My daughter is 13 years old, and she is a good girl. I know I will not be able to see her every move when I'm not around, but I want to make sure she does not succumb to peer pressure. -- Concerned Mom, St. Louis
DEAR CONCERNED MOM: You are on the right track, and your daughter just put an exclamation mark on it!
Your job is to give your child the tools to make good decisions when you aren't around, by thinking through any situation and considering the pros and cons. This doesn't mean that she will always make the same decisions you would make.
At this stage in her life, she should have a fairly clear view of how she would respond in different situations, based on all that she has been taught and has experienced. But you still have time to correct her course, if needed. Continue to present to her a variety of challenges that she may encounter, and ask how she might respond. This type of exercise is most helpful if you can actively listen rather than simply tell her what to do. You want to learn how she thinks. Remind her that just because others make different choices doesn't mean that she needs to follow them.
I teach my daughter, who is 8, that every family has its rules and ways of living. We don't need to evaluate or judge their rules. Our role is to follow our own guidelines because they empower us.
Continue to empower your daughter. You are doing a great job!
DEAR HARRIETTE: I'm a manager with a financial company, and I need some help encouraging my team. We just finished our busiest time of the year, and our department did not reach the sales goals that were set for us. My team members are now showing a lack of interest in coming to work, and I need to find a way to lift their spirits. I have a great team, and we work in the most challenging department of the company. I need help. -- Frustrated Manager, Jersey City, N.J.

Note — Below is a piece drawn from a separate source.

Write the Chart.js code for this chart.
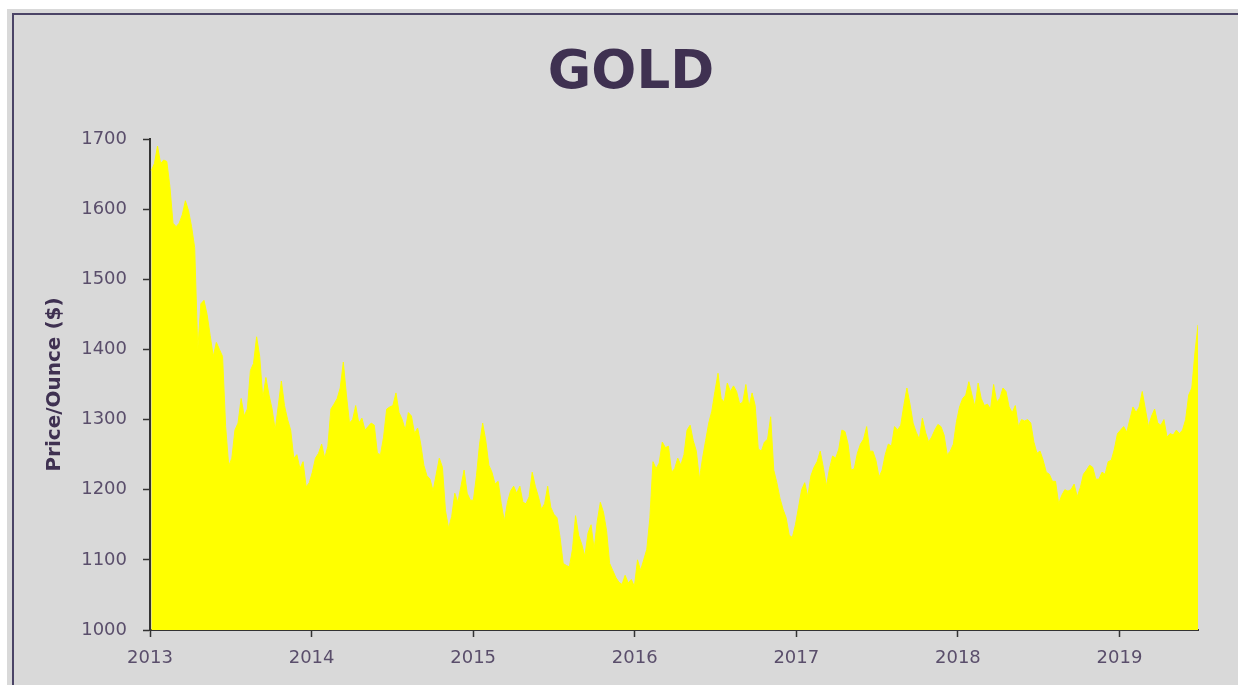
<!DOCTYPE html>
<html>
<head>
<meta charset="utf-8">
<title>GOLD</title>
<script src="https://cdn.jsdelivr.net/npm/chart.js@4.4.1/dist/chart.umd.min.js"></script>
<style>
  html, body { margin: 0; padding: 0; background: #fff; overflow: hidden; }
  #frame { position: absolute; left: 7px; top: 9px; width: 1231px; height: 676px; background: #d9d9d9; }
  #edge { position: absolute; left: 5px; top: 4px; right: 0; bottom: 0;
          border-left: 2px solid #4b4466; border-top: 2px solid #4b4466; }
  #chart { position: absolute; left: 0; top: 0; }
</style>
</head>
<body>
<div id="frame"><div id="edge"></div></div>
<canvas id="chart" width="1238" height="685"></canvas>
<script>
// weekly gold price ($/oz), one value per Friday, starting Fri 4 Jan 2013
const gold2013 = [1655, 1665, 1690, 1665, 1670, 1668, 1632, 1580,
  1575, 1580, 1592, 1612, 1598, 1575, 1545, 1400, 1465,
  1470, 1450, 1420, 1390, 1410, 1400, 1390, 1290, 1234,
  1245, 1285, 1295, 1330, 1305, 1315, 1370, 1380, 1418,
  1390, 1330, 1360, 1335, 1315, 1285, 1320, 1355,
  1320, 1300, 1285, 1245, 1250, 1230, 1240, 1204, 1210];
const gold2014 = [1225, 1245, 1252, 1265, 1245, 1262, 1315, 1322, 1330,
  1345, 1382, 1335, 1295, 1300, 1320, 1295, 1302,
  1285, 1290, 1295, 1292, 1252, 1250, 1275, 1315, 1318,
  1320, 1338, 1310, 1300, 1285, 1310, 1305, 1280, 1288,
  1265, 1235, 1220, 1215, 1198, 1222, 1245, 1232, 1170,
  1145, 1162, 1195, 1182, 1205, 1228, 1195, 1185];
const gold2015 = [1185, 1220, 1265, 1295, 1270, 1235, 1225, 1208, 1212,
  1180, 1155, 1182, 1198, 1205, 1195, 1205, 1182,
  1180, 1190, 1225, 1205, 1190, 1172, 1180, 1205, 1175,
  1165, 1160, 1132, 1095, 1092, 1090, 1115, 1163, 1135,
  1122, 1105, 1138, 1150, 1115, 1155, 1182, 1168, 1142,
  1095, 1085, 1075, 1068, 1065, 1078, 1067, 1072];
const gold2016 = [1062, 1100, 1085, 1100, 1115, 1160, 1240, 1230, 1238,
  1268, 1260, 1262, 1225, 1230, 1245, 1235, 1250, 1285,
  1292, 1270, 1255, 1215, 1245, 1270, 1295, 1312,
  1340, 1366, 1330, 1325, 1352, 1340, 1348, 1340, 1322,
  1325, 1350, 1318, 1338, 1320, 1258, 1255, 1268, 1272,
  1304, 1228, 1210, 1188, 1172, 1160, 1135, 1132, 1150];
const gold2017 = [1175, 1200, 1210, 1190, 1220, 1232, 1240, 1255,
  1232, 1205, 1230, 1248, 1245, 1258, 1285, 1283, 1265,
  1228, 1230, 1252, 1265, 1272, 1290, 1255, 1255, 1242,
  1218, 1228, 1250, 1265, 1262, 1290, 1285, 1292,
  1320, 1345, 1322, 1295, 1282, 1272, 1302, 1282, 1268,
  1275, 1285, 1293, 1290, 1278, 1250, 1255, 1265, 1297];
const gold2018 = [1318, 1330, 1335, 1354, 1335, 1318, 1352, 1330,
  1320, 1322, 1315, 1350, 1325, 1330, 1345, 1340, 1318,
  1310, 1320, 1290, 1300, 1298, 1300, 1295, 1268, 1252,
  1255, 1242, 1225, 1222, 1212, 1212, 1180, 1192, 1200,
  1198, 1200, 1208, 1190, 1203, 1222, 1228, 1235,
  1232, 1215, 1215, 1225, 1222, 1240, 1242, 1258, 1280];
const gold2019 = [1285, 1290, 1282, 1300, 1318, 1310, 1318, 1340,
  1315, 1290, 1305, 1315, 1295, 1292, 1300, 1275, 1280,
  1278, 1285, 1280, 1285, 1300, 1335, 1345, 1395, 1435];

const yearTicks = [2013, 2014, 2015, 2016, 2017, 2018, 2019];
const priceTicks = [1000, 1100, 1200, 1300, 1400, 1500, 1600, 1700];

// ---------- build points (x = decimal year of each Friday) ----------
const DAY = 864e5;
const firstFriday = Date.UTC(2013, 0, 4);
const yearStart = Date.UTC(2013, 0, 1);
const prices = [].concat(gold2013, gold2014, gold2015, gold2016, gold2017, gold2018, gold2019);
const points = prices.map((v, i) => ({
  x: yearTicks[0] + (firstFriday - yearStart + i * 7 * DAY) / (365.25 * DAY),
  y: v
}));

const tickFont = { family: 'DejaVu Sans', size: 18 };
const tickColor = '#5a4e6b';
const axisColor = '#333333';
const titleColor = '#3f3151';

new Chart(document.getElementById('chart'), {
  type: 'line',
  data: {
    datasets: [{
      data: points,
      fill: 'start',
      backgroundColor: '#ffff00',
      borderColor: '#ffff00',
      borderWidth: 1,
      pointRadius: 0,
      tension: 0
    }]
  },
  options: {
    responsive: false,
    animation: false,
    devicePixelRatio: 1,
    layout: { padding: { left: 24, right: 0, top: 0, bottom: 0 } },
    plugins: {
      legend: { display: false },
      tooltip: { enabled: false },
      title: {
        display: true,
        text: 'GOLD',
        color: titleColor,
        font: { family: 'DejaVu Sans', size: 53, weight: 'bold' },
        padding: { top: 42, bottom: 33.4 }
      }
    },
    scales: {
      x: {
        type: 'linear',
        min: yearTicks[0],
        max: points[points.length - 1].x,
        border: { display: true, color: axisColor, width: 2 },
        grid: { drawOnChartArea: false, tickLength: 7, tickColor: axisColor, tickWidth: 1.5 },
        afterBuildTicks: s => { s.ticks = yearTicks.map(v => ({ value: v })); },
        ticks: {
          autoSkip: false, maxRotation: 0, padding: 11,
          color: tickColor, font: tickFont,
          callback: v => String(v)
        },
        afterFit: s => { s.height = 55; }
      },
      y: {
        min: priceTicks[0],
        max: priceTicks[priceTicks.length - 1],
        border: { display: true, color: axisColor, width: 2 },
        grid: { drawOnChartArea: false, tickLength: 7, tickColor: axisColor, tickWidth: 1.5 },
        afterBuildTicks: s => { s.ticks = priceTicks.map(v => ({ value: v })); },
        ticks: { padding: 16, color: tickColor, font: tickFont, callback: v => String(v) },
        title: {
          display: true,
          text: 'Price/Ounce ($)',
          color: titleColor,
          font: { family: 'DejaVu Sans', size: 20, weight: 'bold' },
          padding: { top: 19 }
        },
        afterFit: s => { s.width = 126; }
      },
      // empty right-hand axis: only reserves the gap right of the plot
      y2: {
        type: 'linear',
        position: 'right',
        grid: { display: false },
        border: { display: false },
        ticks: { display: false },
        afterFit: s => { s.width = 40; }
      }
    }
  }
});
</script>
</body>
</html>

DEAR FRUSTRATED MANAGER: Especially in a down period, it is important for leaders to find ways to show their teams their potential. Do the analysis and let your team know that success is around the corner. Remind team members that the opportunity is before them to make record sales. Encourage them constantly. Create activities that show you care about them and provide incentives, if you can, to make success more appealing.